2. What is the National Popular Vote Interstate Compact?

  • The National Popular Vote Interstate Compact (NPV) is a constitutionally conservative document of 888 words outlining state-by-state legislation that guarantees the presidency to the candidate who receives the most popular votes in all 50 states and the District of Columbia.

  • 270 electoral votes of 538 are needed to win the presidency. There are currently 15 NPV member states plus the District of Columbia equaling 196 electoral votes. The NPV Interstate Compact will take effect only when sufficient states equaling an additional 74 electoral votes, enact the law. 

3. Which states have joined the National Popular Vote Interstate Compact?

D.C. and eleven states: California, Colorado, Connecticut, Delaware, Hawaii, Illinois, Maryland, New Jersey, New Mexico, New York, Oregon, Rhode Island, Vermont, Washington and the District of Columbia

4. Why haven't any Republican dominated states passed National Popular Vote bill?

With momentum growing, it wont' be long before a "red" state joins the Compact. Already, many Republican states have passed the legislation in one chamber or the other, but it takes passage by both chambers in the same legislative session to enact the bill. The most recent bi-partisan activity: 

5. Don't only Democrats support a national popular vote?

Many well known Republicans have endorsed it, including former Utah Senators Jake Garn and Bob Bennett, Utah state Representative Jeremy Peterson, Utah state Senator Howard Stephenson, former Utah state Senator Stephen Urquhart, Precinct Chair Utah Republican Party Stan Lockhart, former U.S. Representative from Georgia Bob Barr, former U.S. Senator from Kansas and Presidential candidate Bob Dole; former Leader of the U.S. House Newt Gingrich, President Donald Trump.

6. Isn't a Constitutional amendment the only way to reform the Electoral College?

No. The winner-take-all system and the Electoral College are not one in the same, and unlike the Electoral College, winner-take-all laws are not part of the Constitution. They were adopted state by state in a process that took almost 100 years, so they don’t require a constitutional amendment to be nullified, just different state legislation to replace them.

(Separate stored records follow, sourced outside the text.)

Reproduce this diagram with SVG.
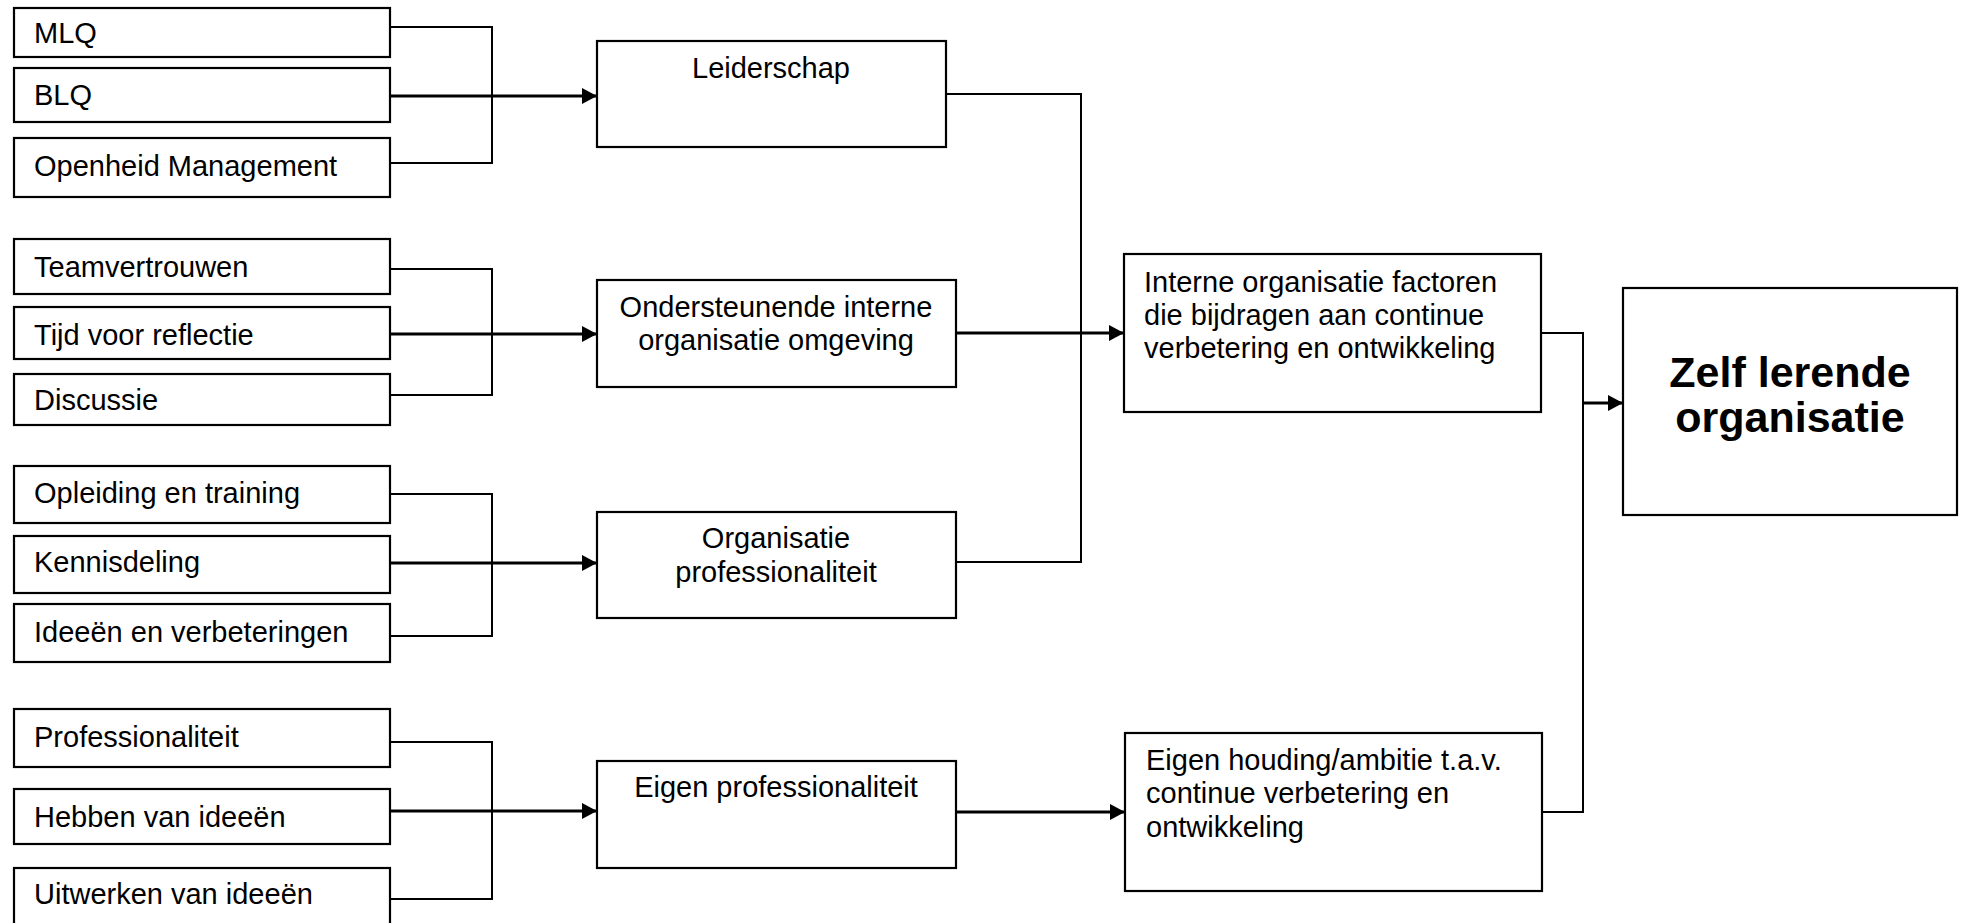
<svg xmlns="http://www.w3.org/2000/svg" width="1964" height="923" viewBox="0 0 1964 923">
<style>
.box{fill:#fff;stroke:#000;stroke-width:2.2}
.t{font-family:"Liberation Sans",Arial,sans-serif;font-size:29px;fill:#000}
.c{text-anchor:middle}
.b{font-weight:bold;font-size:43px}
.ln{fill:none;stroke:#000;stroke-width:2}
.ar{fill:none;stroke:#000;stroke-width:3;marker-end:url(#ah)}
</style>
<defs>
<marker id="ah" markerUnits="userSpaceOnUse" markerWidth="16" markerHeight="16" refX="15" refY="8" orient="auto">
<path d="M0,0 L15,8 L0,16 z" fill="#000"/>
</marker>
</defs>
<rect width="1964" height="923" fill="#fff"/>
<g id="connectors">
<path class="ln" d="M391,27 H492 V163 H391"/>
<path class="ar" d="M391,96 H597"/>
<path class="ln" d="M391,269 H492 V395 H391"/>
<path class="ar" d="M391,334 H597"/>
<path class="ln" d="M391,494 H492 V636 H391"/>
<path class="ar" d="M391,563 H597"/>
<path class="ln" d="M391,742 H492 V899 H391"/>
<path class="ar" d="M391,811 H597"/>
<path class="ln" d="M946,94 H1081 V562 H956"/>
<path class="ar" d="M956,333 H1124"/>
<path class="ln" d="M1541,333 H1583 V812 H1541"/>
<path class="ar" d="M1583,403 H1623"/>
<path class="ar" d="M956,812 H1125"/>
</g>
<g id="mlq"><rect class="box" x="14" y="8" width="376" height="49"/><text class="t" x="34" y="43">MLQ</text></g>
<g id="blq"><rect class="box" x="14" y="68" width="376" height="54"/><text class="t" x="34" y="105">BLQ</text></g>
<g id="openheid"><rect class="box" x="14" y="138" width="376" height="59"/><text class="t" x="34" y="176">Openheid Management</text></g>
<g id="teamvertrouwen"><rect class="box" x="14" y="239" width="376" height="55"/><text class="t" x="34" y="277">Teamvertrouwen</text></g>
<g id="tijd"><rect class="box" x="14" y="307" width="376" height="52"/><text class="t" x="34" y="345">Tijd voor reflectie</text></g>
<g id="discussie"><rect class="box" x="14" y="374" width="376" height="51"/><text class="t" x="34" y="410">Discussie</text></g>
<g id="opleiding"><rect class="box" x="14" y="466" width="376" height="57"/><text class="t" x="34" y="503">Opleiding en training</text></g>
<g id="kennisdeling"><rect class="box" x="14" y="536" width="376" height="57"/><text class="t" x="34" y="572">Kennisdeling</text></g>
<g id="ideeen"><rect class="box" x="14" y="604" width="376" height="58"/><text class="t" x="34" y="642">Ideeën en verbeteringen</text></g>
<g id="professionaliteit"><rect class="box" x="14" y="709" width="376" height="58"/><text class="t" x="34" y="747">Professionaliteit</text></g>
<g id="hebben"><rect class="box" x="14" y="789" width="376" height="55"/><text class="t" x="34" y="827">Hebben van ideeën</text></g>
<g id="uitwerken"><rect class="box" x="14" y="868" width="376" height="62"/><text class="t" x="34" y="904">Uitwerken van ideeën</text></g>
<g id="leiderschap"><rect class="box" x="597" y="41" width="349" height="106"/><text class="t c" x="771" y="78">Leiderschap</text></g>
<g id="ondersteunende"><rect class="box" x="597" y="280" width="359" height="107"/><text class="t c" x="776" y="317">Ondersteunende interne</text><text class="t c" x="776" y="350">organisatie omgeving</text></g>
<g id="orgprof"><rect class="box" x="597" y="512" width="359" height="106"/><text class="t c" x="776" y="548">Organisatie</text><text class="t c" x="776" y="582">professionaliteit</text></g>
<g id="eigenprof"><rect class="box" x="597" y="761" width="359" height="107"/><text class="t c" x="776" y="797">Eigen professionaliteit</text></g>
<g id="interne"><rect class="box" x="1124" y="254" width="417" height="158"/><text class="t" x="1144" y="292">Interne organisatie factoren</text><text class="t" x="1144" y="325">die bijdragen aan continue</text><text class="t" x="1144" y="358">verbetering en ontwikkeling</text></g>
<g id="eigenhouding"><rect class="box" x="1125" y="733" width="417" height="158"/><text class="t" x="1146" y="770">Eigen houding/ambitie t.a.v.</text><text class="t" x="1146" y="803">continue verbetering en</text><text class="t" x="1146" y="837">ontwikkeling</text></g>
<g id="zelf"><rect class="box" x="1623" y="288" width="334" height="227"/><text class="t c b" x="1790" y="387">Zelf lerende</text><text class="t c b" x="1790" y="432">organisatie</text></g>
</svg>
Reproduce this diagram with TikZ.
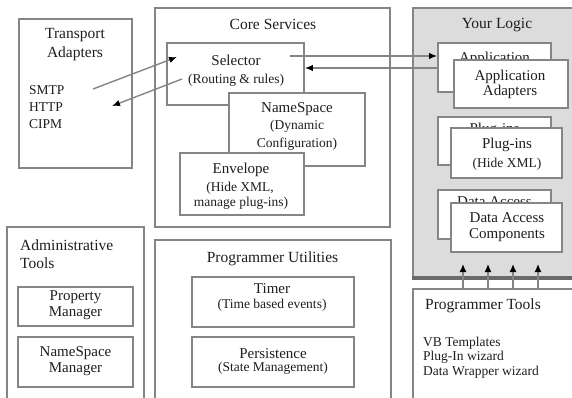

7. Doesn't the Electoral College winner-take-all favor Republicans?

  • Only if the weather does too. A county-by-county study performed by the Oklahoma Weather Lab at the University of Oklahoma, indicated that sunnier weather, would have flipped electoral votes for Al Gore in Florida, in 2000, and Bill Clinton, in North Carolina, in 1992.

  • A shift of 59,393 votes in Ohio in 2004 would have elected John Kerry despite President Bush’s nationwide lead of over 3,000,000 votes. A shift of 214,393 votes in 2012 would have elected Mitt Romney despite President Obama’s nationwide lead of almost 5,000,000 votes.

  • The country also only narrowly averted a split between the popular vote and the Electoral College majority in 1960, 1968, 1976, 1992 as well. It's just a matter of time before the popular vote and the Electoral College diverge again, with the Republicans on the losing side.